Anche su questo l’unico a essere stato trasparente (nelle interviste, ma senza documenti) è stato Bernabè: l’idrogeno è futuribile, e costa 5 euro al chilo, quindi potrà coprire solo un 10 per cento del fabbisogno dell’impianto Dri, che invece andrà a gas naturale che costa un euro al chilo. E il gas Dri Italia lo prenderà da un rigassificatore che verrà istallato a Taranto (Emiliano lo sa?). Ma c’è un problema.
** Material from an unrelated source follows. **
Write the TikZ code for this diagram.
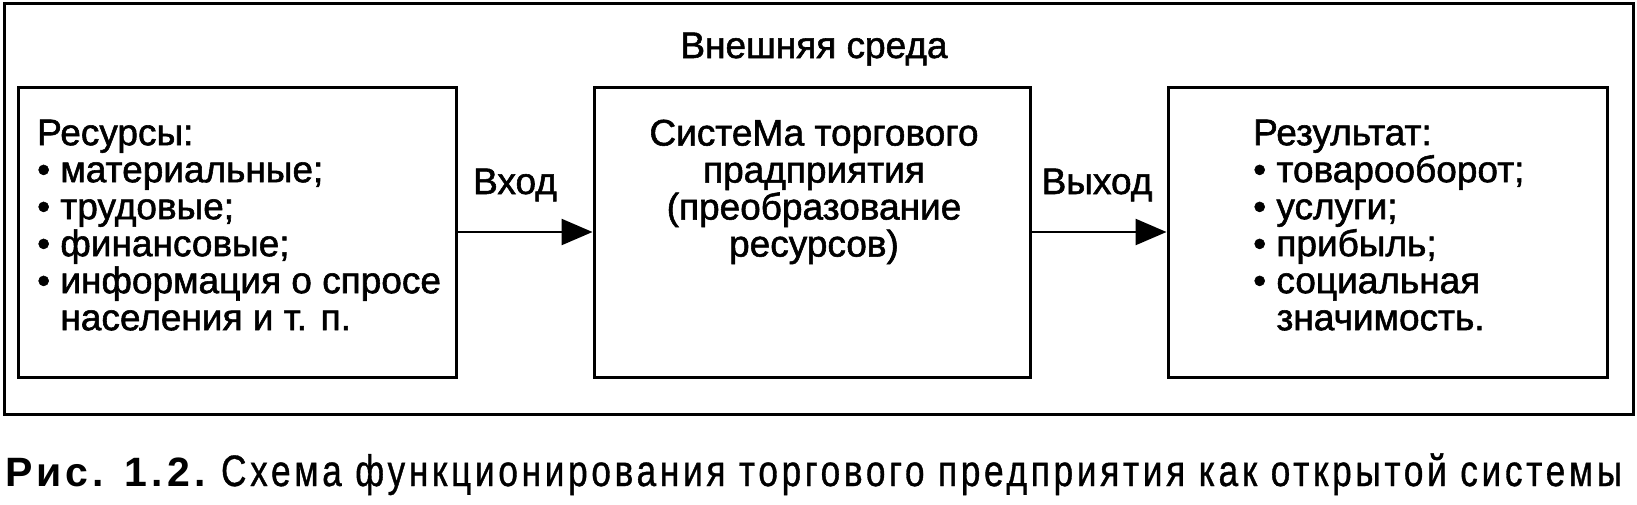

Nella relazione sullo stato di attuazione del Pnrr pubblicata dal ministro per gli Affari europei Raffaele Fitto il 31 maggio è scritto chiaramente che l’impianto Dri potrà essere alimentato “esclusivamente” a idrogeno verde. Quindi avremmo rischiato che la Commissione europea, scoperto che non c’è nessun idrogeno, ci togliesse il finanziamento. Oltre al fatto che oggettivamente non sarebbe mai stato completato entro il 2026. Secondo l’amministratore delegato di Dri Italia, Stefano Cao, è gia stato pubblicato il bando, che però non siamo riusciti a trovare su nessuna piattaforma pubblica. E anche su questo avevamo anticipato tre anni fa che sarebbe iniziata la guerra per l’aggiudicazione tra le aziende Danieli e Paul Wurt, le uniche che ora rimarranno all’asciutto (insieme alle istituzioni locali).

 

Ma c’è un altro motivo per cui è inutile quell’impianto, oltre al fatto che, come ha spiegato il prof. Carlo Mapelli, è ormai fuori tempo. Il preridotto dovrebbe servire per alimentare i forni elettrici. Che deve fare Acciaierie d’Italia. E che al momento non hanno né una linea di finanziamento, nè un cronoprogramma, né ragione di essere, avendo appena speso 400 milioni per la copertura dei parchi minerari. Bene ha fatto il ministro Fitto, nella riunione di due giorni fa con il ministro delle Imprese Adolfo Urso e l’azienda, a stralciarlo dal Pnrr. Ora si dirà che il progetto viene spostato su un altro fondo. Quello delle opere incompiute. L’unica cosa che realisticamente resta da fare per il siderurgico di Taranto è riaccendere immediatamente l’Afo5, con le migliori tecnologie disponibili. L’unica soluzione seria per far tornare a far essere quell’acciaieria, la più grande d’Europa. Come era quando quell’altoforno era acceso.